> **PROBLEM**:
Restate each of the lines below word for word and drop every picture.

> **PROVIDED RECORDS**:

+ + + + + + +

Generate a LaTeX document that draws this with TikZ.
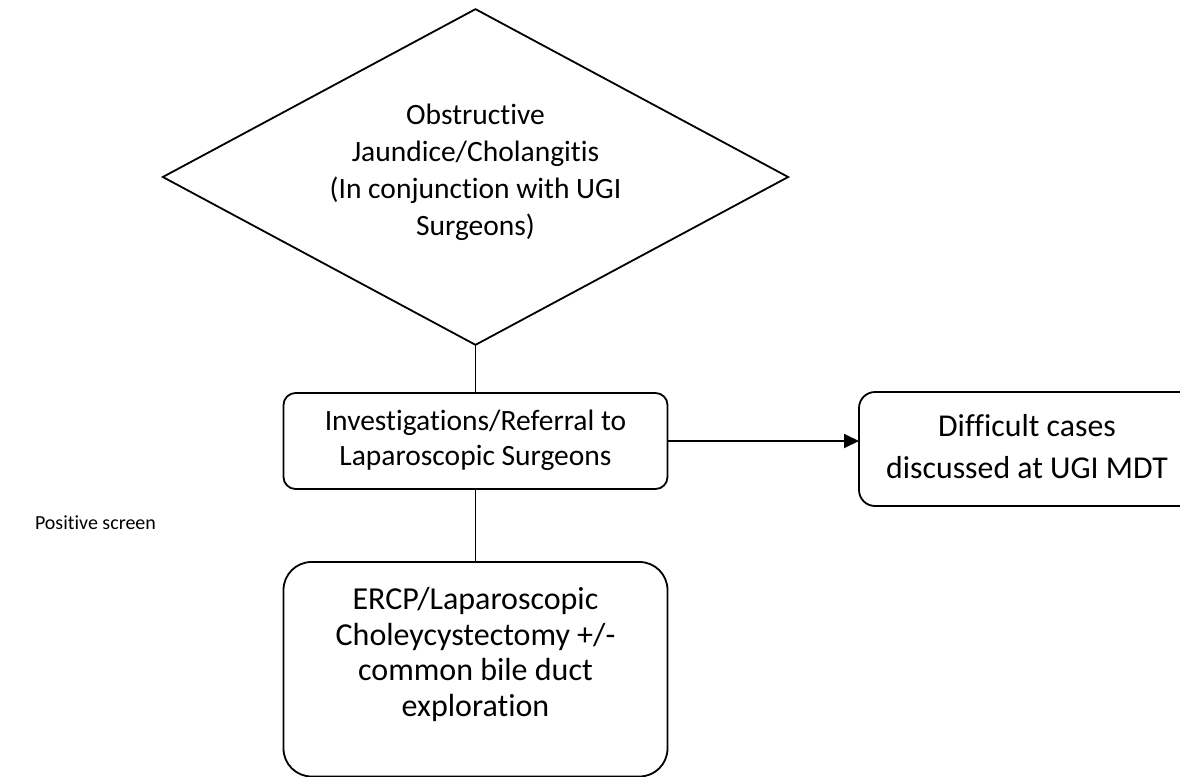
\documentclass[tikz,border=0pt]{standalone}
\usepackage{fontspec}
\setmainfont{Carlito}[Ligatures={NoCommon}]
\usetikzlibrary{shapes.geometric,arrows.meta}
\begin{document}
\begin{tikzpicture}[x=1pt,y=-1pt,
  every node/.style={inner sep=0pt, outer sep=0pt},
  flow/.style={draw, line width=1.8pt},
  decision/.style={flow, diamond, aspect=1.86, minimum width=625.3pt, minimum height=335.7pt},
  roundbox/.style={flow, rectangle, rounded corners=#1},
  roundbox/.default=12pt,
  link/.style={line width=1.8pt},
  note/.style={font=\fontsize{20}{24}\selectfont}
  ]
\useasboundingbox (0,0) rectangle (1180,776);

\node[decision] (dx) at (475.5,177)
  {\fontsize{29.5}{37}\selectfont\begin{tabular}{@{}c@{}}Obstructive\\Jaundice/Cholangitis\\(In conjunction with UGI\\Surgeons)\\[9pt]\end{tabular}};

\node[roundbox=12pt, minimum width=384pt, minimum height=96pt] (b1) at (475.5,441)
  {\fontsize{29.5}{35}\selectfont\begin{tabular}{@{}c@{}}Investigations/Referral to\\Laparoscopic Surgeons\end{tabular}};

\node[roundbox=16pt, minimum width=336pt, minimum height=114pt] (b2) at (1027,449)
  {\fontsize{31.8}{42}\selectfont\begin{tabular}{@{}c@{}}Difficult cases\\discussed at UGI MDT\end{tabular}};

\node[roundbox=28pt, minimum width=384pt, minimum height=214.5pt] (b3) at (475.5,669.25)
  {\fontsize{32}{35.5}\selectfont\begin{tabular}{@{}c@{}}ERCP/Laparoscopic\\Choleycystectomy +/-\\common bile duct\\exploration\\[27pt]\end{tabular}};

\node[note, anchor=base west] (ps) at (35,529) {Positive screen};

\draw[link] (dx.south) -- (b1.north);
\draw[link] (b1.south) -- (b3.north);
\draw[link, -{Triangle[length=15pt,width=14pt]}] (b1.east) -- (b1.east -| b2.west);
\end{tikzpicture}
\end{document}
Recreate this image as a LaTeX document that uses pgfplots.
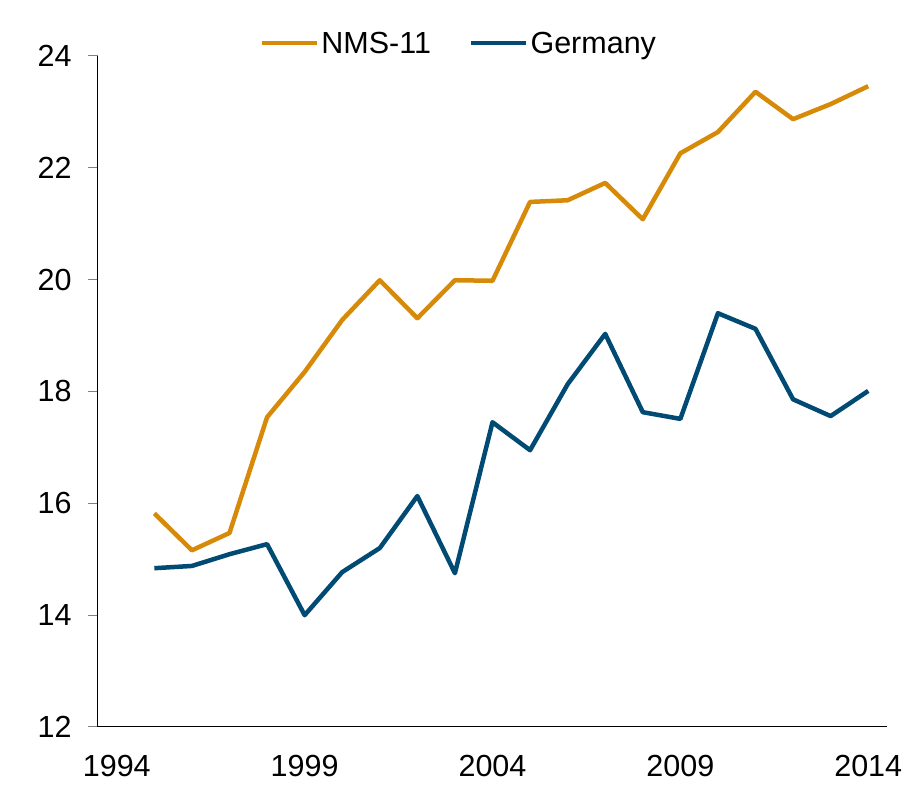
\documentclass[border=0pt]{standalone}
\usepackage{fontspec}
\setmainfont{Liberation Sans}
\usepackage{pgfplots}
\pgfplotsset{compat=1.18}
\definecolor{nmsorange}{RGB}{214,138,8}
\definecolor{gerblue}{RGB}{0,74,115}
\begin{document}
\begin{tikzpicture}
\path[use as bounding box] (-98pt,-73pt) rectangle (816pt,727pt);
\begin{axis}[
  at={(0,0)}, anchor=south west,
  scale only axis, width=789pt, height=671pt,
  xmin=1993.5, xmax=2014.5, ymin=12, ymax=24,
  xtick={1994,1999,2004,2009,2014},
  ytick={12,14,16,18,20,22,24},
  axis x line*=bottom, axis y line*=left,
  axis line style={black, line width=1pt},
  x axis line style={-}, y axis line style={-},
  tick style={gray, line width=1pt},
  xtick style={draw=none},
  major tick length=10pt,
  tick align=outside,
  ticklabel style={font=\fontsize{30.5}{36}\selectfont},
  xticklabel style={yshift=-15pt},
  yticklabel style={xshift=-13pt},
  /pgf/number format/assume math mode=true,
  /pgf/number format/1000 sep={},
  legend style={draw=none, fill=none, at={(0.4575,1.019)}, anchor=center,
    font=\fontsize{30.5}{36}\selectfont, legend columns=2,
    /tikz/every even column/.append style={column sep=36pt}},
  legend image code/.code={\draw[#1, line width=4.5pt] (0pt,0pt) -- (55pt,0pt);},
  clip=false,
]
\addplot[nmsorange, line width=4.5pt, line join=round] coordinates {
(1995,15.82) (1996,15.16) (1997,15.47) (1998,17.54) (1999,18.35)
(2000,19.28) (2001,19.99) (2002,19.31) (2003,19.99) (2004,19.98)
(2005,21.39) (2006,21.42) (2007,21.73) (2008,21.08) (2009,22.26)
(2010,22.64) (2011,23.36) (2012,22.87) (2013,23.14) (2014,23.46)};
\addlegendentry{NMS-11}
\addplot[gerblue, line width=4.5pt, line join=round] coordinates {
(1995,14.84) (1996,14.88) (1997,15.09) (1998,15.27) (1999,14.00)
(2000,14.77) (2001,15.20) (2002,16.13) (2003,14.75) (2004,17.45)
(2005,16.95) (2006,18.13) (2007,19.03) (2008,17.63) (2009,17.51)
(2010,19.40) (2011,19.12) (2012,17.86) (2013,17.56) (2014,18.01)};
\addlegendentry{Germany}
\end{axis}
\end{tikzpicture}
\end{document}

+ + + + + + +

> **RESPONSE TO THE TASK**:
Generate a LaTeX document that draws this with TikZ.
\documentclass[tikz,border=0pt]{standalone}
\usepackage{fontspec}
\setmainfont{Carlito}[Ligatures={NoCommon}]
\usetikzlibrary{shapes.geometric,arrows.meta}
\begin{document}
\begin{tikzpicture}[x=1pt,y=-1pt,
  every node/.style={inner sep=0pt, outer sep=0pt},
  flow/.style={draw, line width=1.8pt},
  decision/.style={flow, diamond, aspect=1.86, minimum width=625.3pt, minimum height=335.7pt},
  roundbox/.style={flow, rectangle, rounded corners=#1},
  roundbox/.default=12pt,
  link/.style={line width=1.8pt},
  note/.style={font=\fontsize{20}{24}\selectfont}
  ]
\useasboundingbox (0,0) rectangle (1180,776);

\node[decision] (dx) at (475.5,177)
  {\fontsize{29.5}{37}\selectfont\begin{tabular}{@{}c@{}}Obstructive\\Jaundice/Cholangitis\\(In conjunction with UGI\\Surgeons)\\[9pt]\end{tabular}};

\node[roundbox=12pt, minimum width=384pt, minimum height=96pt] (b1) at (475.5,441)
  {\fontsize{29.5}{35}\selectfont\begin{tabular}{@{}c@{}}Investigations/Referral to\\Laparoscopic Surgeons\end{tabular}};

\node[roundbox=16pt, minimum width=336pt, minimum height=114pt] (b2) at (1027,449)
  {\fontsize{31.8}{42}\selectfont\begin{tabular}{@{}c@{}}Difficult cases\\discussed at UGI MDT\end{tabular}};

\node[roundbox=28pt, minimum width=384pt, minimum height=214.5pt] (b3) at (475.5,669.25)
  {\fontsize{32}{35.5}\selectfont\begin{tabular}{@{}c@{}}ERCP/Laparoscopic\\Choleycystectomy +/-\\common bile duct\\exploration\\[27pt]\end{tabular}};

\node[note, anchor=base west] (ps) at (35,529) {Positive screen};

\draw[link] (dx.south) -- (b1.north);
\draw[link] (b1.south) -- (b3.north);
\draw[link, -{Triangle[length=15pt,width=14pt]}] (b1.east) -- (b1.east -| b2.west);
\end{tikzpicture}
\end{document}
Recreate this image as a LaTeX document that uses pgfplots.
\documentclass[border=0pt]{standalone}
\usepackage{fontspec}
\setmainfont{Liberation Sans}
\usepackage{pgfplots}
\pgfplotsset{compat=1.18}
\definecolor{nmsorange}{RGB}{214,138,8}
\definecolor{gerblue}{RGB}{0,74,115}
\begin{document}
\begin{tikzpicture}
\path[use as bounding box] (-98pt,-73pt) rectangle (816pt,727pt);
\begin{axis}[
  at={(0,0)}, anchor=south west,
  scale only axis, width=789pt, height=671pt,
  xmin=1993.5, xmax=2014.5, ymin=12, ymax=24,
  xtick={1994,1999,2004,2009,2014},
  ytick={12,14,16,18,20,22,24},
  axis x line*=bottom, axis y line*=left,
  axis line style={black, line width=1pt},
  x axis line style={-}, y axis line style={-},
  tick style={gray, line width=1pt},
  xtick style={draw=none},
  major tick length=10pt,
  tick align=outside,
  ticklabel style={font=\fontsize{30.5}{36}\selectfont},
  xticklabel style={yshift=-15pt},
  yticklabel style={xshift=-13pt},
  /pgf/number format/assume math mode=true,
  /pgf/number format/1000 sep={},
  legend style={draw=none, fill=none, at={(0.4575,1.019)}, anchor=center,
    font=\fontsize{30.5}{36}\selectfont, legend columns=2,
    /tikz/every even column/.append style={column sep=36pt}},
  legend image code/.code={\draw[#1, line width=4.5pt] (0pt,0pt) -- (55pt,0pt);},
  clip=false,
]
\addplot[nmsorange, line width=4.5pt, line join=round] coordinates {
(1995,15.82) (1996,15.16) (1997,15.47) (1998,17.54) (1999,18.35)
(2000,19.28) (2001,19.99) (2002,19.31) (2003,19.99) (2004,19.98)
(2005,21.39) (2006,21.42) (2007,21.73) (2008,21.08) (2009,22.26)
(2010,22.64) (2011,23.36) (2012,22.87) (2013,23.14) (2014,23.46)};
\addlegendentry{NMS-11}
\addplot[gerblue, line width=4.5pt, line join=round] coordinates {
(1995,14.84) (1996,14.88) (1997,15.09) (1998,15.27) (1999,14.00)
(2000,14.77) (2001,15.20) (2002,16.13) (2003,14.75) (2004,17.45)
(2005,16.95) (2006,18.13) (2007,19.03) (2008,17.63) (2009,17.51)
(2010,19.40) (2011,19.12) (2012,17.86) (2013,17.56) (2014,18.01)};
\addlegendentry{Germany}
\end{axis}
\end{tikzpicture}
\end{document}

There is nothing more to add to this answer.